Material:
__________

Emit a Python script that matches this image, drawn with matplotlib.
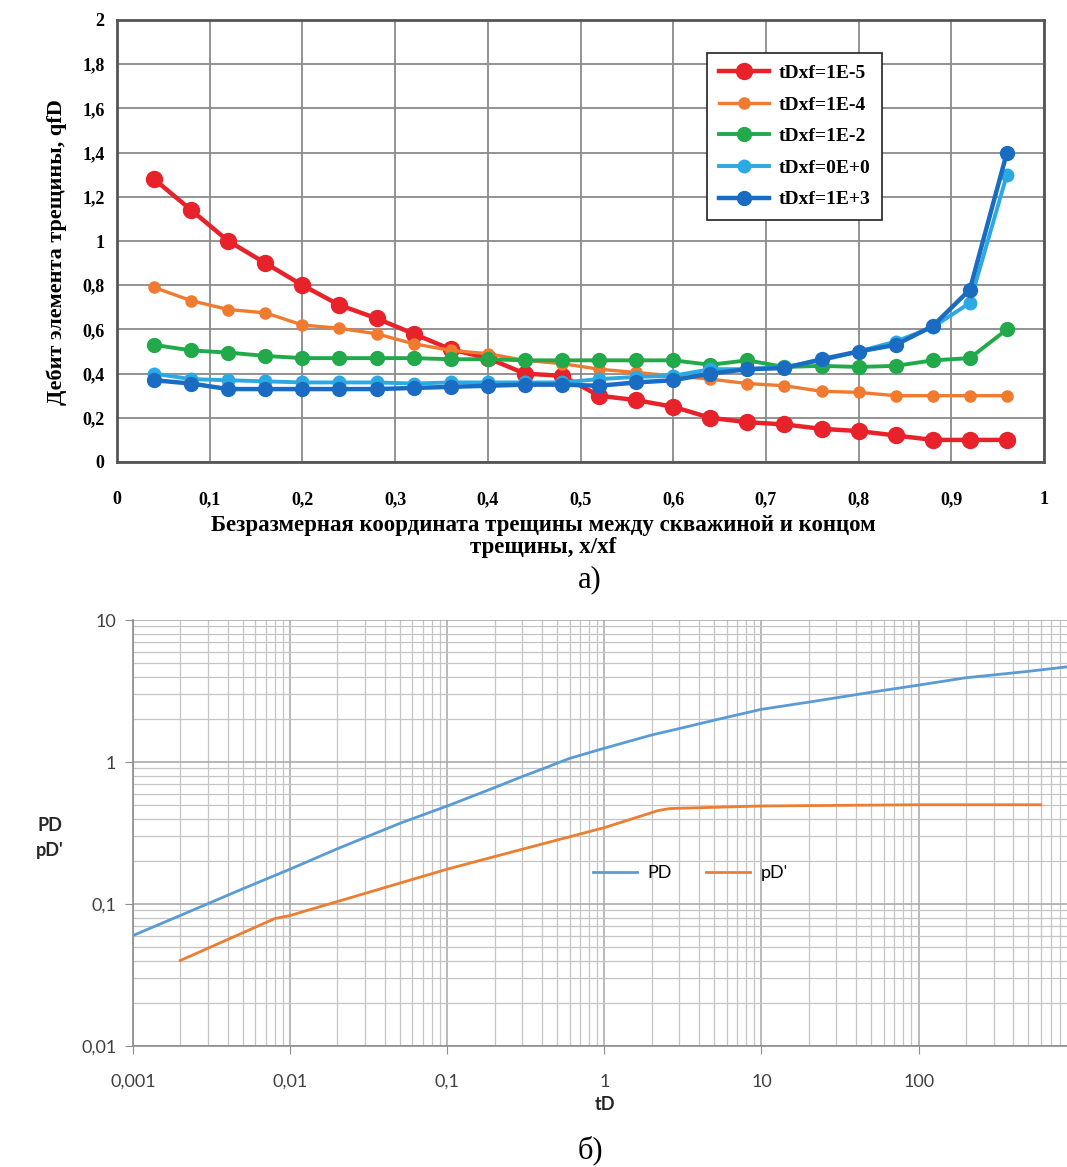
import numpy as np
import matplotlib
matplotlib.use("Agg")
import matplotlib.pyplot as plt
from matplotlib.ticker import FuncFormatter, FixedLocator, LogLocator, NullFormatter

# --- chart a): fracture element rate along the fracture ---
x_pos = [0.04, 0.08, 0.12, 0.16, 0.20, 0.24, 0.28, 0.32, 0.36, 0.40, 0.44, 0.48,
         0.52, 0.56, 0.60, 0.64, 0.68, 0.72, 0.76, 0.80, 0.84, 0.88, 0.92, 0.96]
q_1e5 = [1.28, 1.14, 1.00, 0.90, 0.80, 0.71, 0.65, 0.58, 0.51, 0.47, 0.40, 0.39,
         0.30, 0.28, 0.25, 0.20, 0.18, 0.17, 0.15, 0.14, 0.12, 0.10, 0.10, 0.10]
q_1e4 = [0.79, 0.73, 0.69, 0.675, 0.62, 0.605, 0.58, 0.535, 0.505, 0.49, 0.46, 0.445,
         0.42, 0.405, 0.39, 0.375, 0.355, 0.345, 0.32, 0.315, 0.30, 0.30, 0.30, 0.30]
q_1e2 = [0.53, 0.505, 0.495, 0.48, 0.47, 0.47, 0.47, 0.47, 0.465, 0.465, 0.46, 0.46,
         0.46, 0.46, 0.46, 0.44, 0.46, 0.43, 0.435, 0.43, 0.435, 0.46, 0.47, 0.60]
q_0e0 = [0.40, 0.375, 0.37, 0.365, 0.36, 0.36, 0.36, 0.355, 0.36, 0.36, 0.36, 0.36,
         0.375, 0.385, 0.39, 0.42, 0.42, 0.43, 0.46, 0.50, 0.545, 0.61, 0.72, 1.30]
q_1e3 = [0.37, 0.355, 0.33, 0.33, 0.33, 0.33, 0.33, 0.335, 0.34, 0.345, 0.35, 0.35,
         0.345, 0.36, 0.37, 0.40, 0.42, 0.425, 0.465, 0.50, 0.53, 0.615, 0.78, 1.40]
series_labels = ["tDxf=1E-5", "tDxf=1E-4", "tDxf=1E-2", "tDxf=0E+0", "tDxf=1E+3"]
series_colors = ["#e8222b", "#f07a30", "#22a94a", "#2aa9e2", "#1a6cc2"]

# --- chart б): PD and derivative vs tD ---
td_pd = [0.001, 0.002, 0.005, 0.01, 0.02, 0.05, 0.1, 0.2, 0.3, 0.4, 0.6, 1, 2, 3,
         5, 10, 20, 50, 100, 200, 500, 880]
pd_vals = [0.060, 0.083, 0.128, 0.176, 0.245, 0.37, 0.49, 0.66, 0.79, 0.89, 1.06,
           1.25, 1.55, 1.72, 1.97, 2.35, 2.64, 3.10, 3.48, 3.92, 4.35, 4.68]
td_der = [0.002, 0.008, 0.01, 0.1, 0.3, 1, 2.2, 2.6, 10, 100, 600]
der_vals = [0.040, 0.079, 0.083, 0.176, 0.243, 0.345, 0.455, 0.47, 0.49, 0.50, 0.50]

serif = "Liberation Serif"
sans = "Lato"


def comma(v, pos=None):
    return f"{v:g}".replace(".", ",")


fig = plt.figure(figsize=(10.67, 11.67), dpi=100)

# ---------- top chart ----------
ax = fig.add_axes([117 / 1067, 1 - 462 / 1167, 927 / 1067, 442 / 1167])
sizes = [11.5, 8, 10, 9, 10]
widths = [3.2, 2.4, 2.8, 2.8, 3.2]
for vals, lab, col, ms, lw in zip([q_1e5, q_1e4, q_1e2, q_0e0, q_1e3],
                                  series_labels, series_colors, sizes, widths):
    ax.plot(x_pos, vals, "-o", color=col, lw=lw, ms=ms, label=lab)

ax.set_xlim(0, 1)
ax.set_ylim(0, 2)
ax.set_xticks(np.arange(0, 1.01, 0.1))
ax.set_yticks(np.arange(0, 2.01, 0.2))
ax.xaxis.set_major_formatter(FuncFormatter(comma))
ax.yaxis.set_major_formatter(FuncFormatter(comma))
ax.grid(True, color="#8a8a8a", lw=1.3)
ax.set_axisbelow(True)
for s in ax.spines.values():
    s.set_color("#555555")
    s.set_linewidth(2)
ax.tick_params(axis="both", length=0, labelsize=13)
ax.tick_params(axis="x", pad=21)
ax.tick_params(axis="y", pad=9)
for t in ax.get_xticklabels() + ax.get_yticklabels():
    t.set_fontfamily(serif)
    t.set_fontweight("bold")
ax.set_ylabel("Дебит элемента трещины, qfD", fontfamily=serif, fontweight="bold",
              fontsize=16)
ax.yaxis.set_label_coords(-0.054, 0.475)
ax.set_xlabel("Безразмерная координата трещины между скважиной и концом\nтрещины, x/xf",
              fontfamily=serif, fontweight="bold", fontsize=16.5, linespacing=1.05)
ax.xaxis.set_label_coords(0.46, -0.12)
leg = ax.legend(loc="upper left", bbox_to_anchor=(0.626, 0.948), fancybox=False,
                edgecolor="#222222", framealpha=1, handlelength=2.6,
                prop={"family": serif, "weight": "bold", "size": 14},
                labelspacing=0.72, borderpad=0.6, handletextpad=0.5)
leg.get_frame().set_linewidth(1.2)

fig.text(590 / 1067, 1 - 580 / 1167, "а)", fontfamily=serif, fontsize=22,
         ha="center", va="center")

# ---------- bottom chart ----------
bx = fig.add_axes([133 / 1067, 1 - 1046 / 1167, 1 - 133 / 1067, 426 / 1167])
bx.set_xscale("log")
bx.set_yscale("log")
bx.plot(td_pd, pd_vals, color="#5b9bd5", lw=2, label="PD")
bx.plot(td_der, der_vals, color="#ed7d31", lw=2, label="pD'")
bx.set_xlim(1e-3, 880)
bx.set_ylim(0.01, 10)
bx.xaxis.set_major_locator(FixedLocator([0.001, 0.01, 0.1, 1, 10, 100]))
bx.yaxis.set_major_locator(FixedLocator([0.01, 0.1, 1, 10]))
bx.xaxis.set_minor_locator(LogLocator(base=10, subs=np.arange(2, 10)))
bx.yaxis.set_minor_locator(LogLocator(base=10, subs=np.arange(2, 10)))
bx.xaxis.set_major_formatter(FuncFormatter(comma))
bx.yaxis.set_major_formatter(FuncFormatter(comma))
bx.xaxis.set_minor_formatter(NullFormatter())
bx.yaxis.set_minor_formatter(NullFormatter())
bx.grid(True, which="major", color="#a6a6a6", lw=1.1)
bx.grid(True, which="minor", color="#c4c4c4", lw=0.9)
bx.set_axisbelow(True)
for side in ["top", "right"]:
    bx.spines[side].set_visible(False)
for side in ["left", "bottom"]:
    bx.spines[side].set_color("#8c8c8c")
    bx.spines[side].set_linewidth(1.2)
bx.tick_params(which="major", length=6, color="#8c8c8c", labelsize=13,
               labelcolor="#404040")
bx.tick_params(which="minor", length=0)
bx.tick_params(axis="x", pad=14)
bx.tick_params(axis="y", pad=6)
for t in bx.get_xticklabels() + bx.get_yticklabels():
    t.set_fontfamily(sans)

bx.legend(loc="center", bbox_to_anchor=(0.597, 0.406), ncol=2, frameon=False,
          handlelength=2.4, columnspacing=1.9, handletextpad=0.6,
          prop={"family": sans, "size": 13})

fig.text(50 / 1067, 1 - 838 / 1167, "PD\npD'", fontfamily=sans, fontweight="bold",
         fontsize=13, ha="center", va="center", color="#262626", linespacing=1.6)
fig.text(605 / 1067, 1 - 1105 / 1167, "tD", fontfamily=sans, fontweight="bold",
         fontsize=13, ha="center", va="center", color="#262626")
fig.text(590 / 1067, 1 - 1165 / 1167, "б)", fontfamily=serif, fontsize=22,
         ha="center", va="bottom")

fig.savefig("out.png", dpi=100)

__________

Directive:
Return nothing but the lines running from the start of the data to the line with "from matplotlib.ticker import", please, both ends included and no pictures.

Complete output:
Emit a Python script that matches this image, drawn with matplotlib.
import numpy as np
import matplotlib
matplotlib.use("Agg")
import matplotlib.pyplot as plt
from matplotlib.ticker import FuncFormatter, FixedLocator, LogLocator, NullFormatter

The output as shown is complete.